[Start LISTING]

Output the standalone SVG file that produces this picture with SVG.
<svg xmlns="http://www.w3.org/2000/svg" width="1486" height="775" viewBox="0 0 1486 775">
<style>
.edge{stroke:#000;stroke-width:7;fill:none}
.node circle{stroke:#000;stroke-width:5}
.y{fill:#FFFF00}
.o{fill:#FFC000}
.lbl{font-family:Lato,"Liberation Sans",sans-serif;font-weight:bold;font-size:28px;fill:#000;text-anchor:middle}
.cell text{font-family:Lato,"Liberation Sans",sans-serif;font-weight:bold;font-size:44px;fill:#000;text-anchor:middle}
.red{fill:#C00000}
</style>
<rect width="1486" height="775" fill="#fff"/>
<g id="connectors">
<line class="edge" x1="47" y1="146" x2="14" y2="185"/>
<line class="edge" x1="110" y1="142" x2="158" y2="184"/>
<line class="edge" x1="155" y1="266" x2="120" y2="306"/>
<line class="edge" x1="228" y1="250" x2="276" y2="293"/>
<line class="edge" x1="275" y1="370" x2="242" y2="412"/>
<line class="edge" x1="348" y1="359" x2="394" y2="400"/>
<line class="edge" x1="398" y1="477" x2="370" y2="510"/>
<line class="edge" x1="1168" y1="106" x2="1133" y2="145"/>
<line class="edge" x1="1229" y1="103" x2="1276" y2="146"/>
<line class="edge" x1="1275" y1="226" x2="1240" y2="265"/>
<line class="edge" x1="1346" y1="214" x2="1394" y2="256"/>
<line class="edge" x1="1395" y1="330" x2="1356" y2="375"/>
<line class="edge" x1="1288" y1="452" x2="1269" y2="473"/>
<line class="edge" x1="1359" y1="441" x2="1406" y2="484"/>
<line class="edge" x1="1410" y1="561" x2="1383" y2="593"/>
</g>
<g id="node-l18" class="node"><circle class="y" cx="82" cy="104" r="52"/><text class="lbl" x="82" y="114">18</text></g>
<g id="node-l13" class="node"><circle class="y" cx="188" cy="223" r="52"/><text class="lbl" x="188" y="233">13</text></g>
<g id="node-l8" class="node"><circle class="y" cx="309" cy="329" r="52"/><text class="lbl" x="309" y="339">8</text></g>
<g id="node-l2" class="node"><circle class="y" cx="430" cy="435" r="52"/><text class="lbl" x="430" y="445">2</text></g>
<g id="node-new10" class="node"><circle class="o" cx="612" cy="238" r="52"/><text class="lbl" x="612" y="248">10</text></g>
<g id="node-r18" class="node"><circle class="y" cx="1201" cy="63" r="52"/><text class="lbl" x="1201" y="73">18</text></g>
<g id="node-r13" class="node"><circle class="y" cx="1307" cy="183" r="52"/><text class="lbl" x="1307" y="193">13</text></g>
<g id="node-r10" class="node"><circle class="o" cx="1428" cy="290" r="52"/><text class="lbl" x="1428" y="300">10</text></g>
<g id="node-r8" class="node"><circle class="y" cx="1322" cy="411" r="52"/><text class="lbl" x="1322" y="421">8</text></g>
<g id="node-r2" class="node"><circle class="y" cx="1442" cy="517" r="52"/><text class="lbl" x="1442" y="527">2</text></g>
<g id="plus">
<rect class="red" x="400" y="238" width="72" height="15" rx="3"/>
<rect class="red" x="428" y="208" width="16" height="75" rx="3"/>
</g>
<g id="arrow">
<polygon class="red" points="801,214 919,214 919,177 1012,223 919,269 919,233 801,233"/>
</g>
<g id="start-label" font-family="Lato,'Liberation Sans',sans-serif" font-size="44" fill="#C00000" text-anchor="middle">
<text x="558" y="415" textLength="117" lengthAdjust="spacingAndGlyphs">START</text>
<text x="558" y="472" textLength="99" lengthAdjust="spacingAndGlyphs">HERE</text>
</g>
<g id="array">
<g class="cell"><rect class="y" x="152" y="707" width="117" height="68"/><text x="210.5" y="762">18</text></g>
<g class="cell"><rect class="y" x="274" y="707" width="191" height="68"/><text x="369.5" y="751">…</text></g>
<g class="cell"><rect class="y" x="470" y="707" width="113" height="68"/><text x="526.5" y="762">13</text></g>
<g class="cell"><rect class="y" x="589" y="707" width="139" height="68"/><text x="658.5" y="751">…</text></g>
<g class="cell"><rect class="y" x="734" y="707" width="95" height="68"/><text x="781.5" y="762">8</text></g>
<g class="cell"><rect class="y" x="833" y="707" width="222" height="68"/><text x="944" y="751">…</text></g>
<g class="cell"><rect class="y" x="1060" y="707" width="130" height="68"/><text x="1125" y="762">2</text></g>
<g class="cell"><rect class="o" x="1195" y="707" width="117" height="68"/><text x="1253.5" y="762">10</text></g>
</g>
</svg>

[End LISTING]
[Start LISTING]

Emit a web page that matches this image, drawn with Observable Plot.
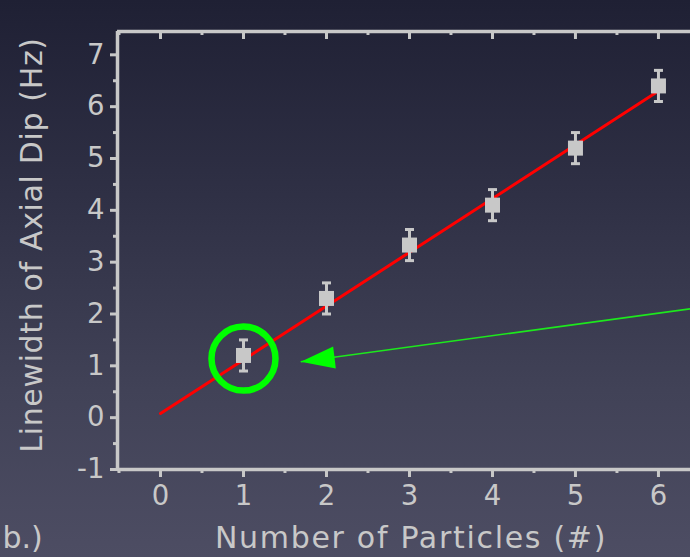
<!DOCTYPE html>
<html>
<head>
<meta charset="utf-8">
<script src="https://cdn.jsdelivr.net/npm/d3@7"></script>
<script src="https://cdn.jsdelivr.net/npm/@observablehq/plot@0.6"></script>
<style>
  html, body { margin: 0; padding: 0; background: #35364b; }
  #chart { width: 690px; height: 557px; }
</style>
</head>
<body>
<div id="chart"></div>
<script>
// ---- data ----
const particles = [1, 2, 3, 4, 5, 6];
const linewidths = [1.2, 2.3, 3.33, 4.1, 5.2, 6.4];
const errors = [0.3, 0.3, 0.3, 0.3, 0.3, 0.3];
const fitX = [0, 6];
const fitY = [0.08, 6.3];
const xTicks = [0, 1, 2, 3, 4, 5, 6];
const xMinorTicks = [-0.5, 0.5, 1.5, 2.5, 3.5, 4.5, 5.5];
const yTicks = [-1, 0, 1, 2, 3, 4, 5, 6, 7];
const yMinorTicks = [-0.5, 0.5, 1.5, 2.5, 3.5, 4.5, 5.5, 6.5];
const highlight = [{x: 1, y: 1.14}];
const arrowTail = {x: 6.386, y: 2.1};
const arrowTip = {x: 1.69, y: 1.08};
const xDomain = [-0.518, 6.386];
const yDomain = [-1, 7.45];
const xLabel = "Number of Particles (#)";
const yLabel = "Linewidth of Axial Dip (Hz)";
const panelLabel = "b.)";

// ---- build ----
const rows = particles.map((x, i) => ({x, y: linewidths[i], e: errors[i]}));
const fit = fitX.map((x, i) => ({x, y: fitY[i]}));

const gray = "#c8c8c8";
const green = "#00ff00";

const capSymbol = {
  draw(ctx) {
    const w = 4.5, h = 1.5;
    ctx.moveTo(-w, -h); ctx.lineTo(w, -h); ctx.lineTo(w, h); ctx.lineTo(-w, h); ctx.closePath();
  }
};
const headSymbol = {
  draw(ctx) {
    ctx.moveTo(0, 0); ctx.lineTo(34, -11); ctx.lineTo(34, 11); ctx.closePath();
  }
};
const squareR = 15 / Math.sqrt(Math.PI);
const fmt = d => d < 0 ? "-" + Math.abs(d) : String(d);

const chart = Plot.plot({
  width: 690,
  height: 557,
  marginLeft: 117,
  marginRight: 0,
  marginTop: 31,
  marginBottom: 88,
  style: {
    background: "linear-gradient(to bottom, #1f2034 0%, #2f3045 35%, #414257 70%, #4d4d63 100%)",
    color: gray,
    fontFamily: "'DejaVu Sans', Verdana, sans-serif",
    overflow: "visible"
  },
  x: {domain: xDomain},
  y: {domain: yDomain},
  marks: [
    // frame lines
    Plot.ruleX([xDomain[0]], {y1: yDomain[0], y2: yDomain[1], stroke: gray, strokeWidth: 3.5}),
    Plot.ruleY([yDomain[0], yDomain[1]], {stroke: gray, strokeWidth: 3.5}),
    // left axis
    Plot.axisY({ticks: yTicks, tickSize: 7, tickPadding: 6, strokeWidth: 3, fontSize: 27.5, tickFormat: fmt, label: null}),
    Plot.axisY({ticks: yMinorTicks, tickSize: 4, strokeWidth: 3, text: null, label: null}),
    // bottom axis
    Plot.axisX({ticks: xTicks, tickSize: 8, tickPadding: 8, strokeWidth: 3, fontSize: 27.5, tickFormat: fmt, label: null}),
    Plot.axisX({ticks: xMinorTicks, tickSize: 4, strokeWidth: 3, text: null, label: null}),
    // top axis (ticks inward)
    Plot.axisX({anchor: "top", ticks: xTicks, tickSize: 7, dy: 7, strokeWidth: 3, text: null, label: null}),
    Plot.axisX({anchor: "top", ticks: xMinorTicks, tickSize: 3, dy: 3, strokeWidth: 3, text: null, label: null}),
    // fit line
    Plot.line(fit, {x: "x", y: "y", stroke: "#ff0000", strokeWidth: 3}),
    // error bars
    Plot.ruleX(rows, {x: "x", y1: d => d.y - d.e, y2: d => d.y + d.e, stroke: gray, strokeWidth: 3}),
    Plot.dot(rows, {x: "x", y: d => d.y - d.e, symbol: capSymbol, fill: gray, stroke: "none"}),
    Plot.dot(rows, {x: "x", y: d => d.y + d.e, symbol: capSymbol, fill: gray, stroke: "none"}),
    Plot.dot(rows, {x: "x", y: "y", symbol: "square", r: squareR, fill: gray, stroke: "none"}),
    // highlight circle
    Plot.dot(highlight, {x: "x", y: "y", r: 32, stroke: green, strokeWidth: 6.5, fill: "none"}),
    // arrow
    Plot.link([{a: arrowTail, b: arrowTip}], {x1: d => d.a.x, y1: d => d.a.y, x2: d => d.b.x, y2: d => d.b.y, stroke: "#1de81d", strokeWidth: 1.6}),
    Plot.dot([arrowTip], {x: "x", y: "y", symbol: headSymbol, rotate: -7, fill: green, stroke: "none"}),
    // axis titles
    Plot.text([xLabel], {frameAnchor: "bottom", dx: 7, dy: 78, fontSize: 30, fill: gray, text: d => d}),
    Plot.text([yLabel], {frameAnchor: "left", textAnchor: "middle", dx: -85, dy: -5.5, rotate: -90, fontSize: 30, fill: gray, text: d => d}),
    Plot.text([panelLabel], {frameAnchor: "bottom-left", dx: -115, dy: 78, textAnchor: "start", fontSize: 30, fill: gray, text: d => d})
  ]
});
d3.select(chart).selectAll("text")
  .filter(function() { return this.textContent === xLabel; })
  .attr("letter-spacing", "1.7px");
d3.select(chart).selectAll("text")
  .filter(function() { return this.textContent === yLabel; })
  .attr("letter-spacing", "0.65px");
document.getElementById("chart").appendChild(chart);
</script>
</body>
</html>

[End LISTING]

WORK INSTRUCTIONS >> Find the lines above that contain the word "with" and collect them.

ANSWER FOR THIS EXERCISE >>
Output the standalone SVG file that produces this picture with SVG.
Emit a web page that matches this image, drawn with Observable Plot.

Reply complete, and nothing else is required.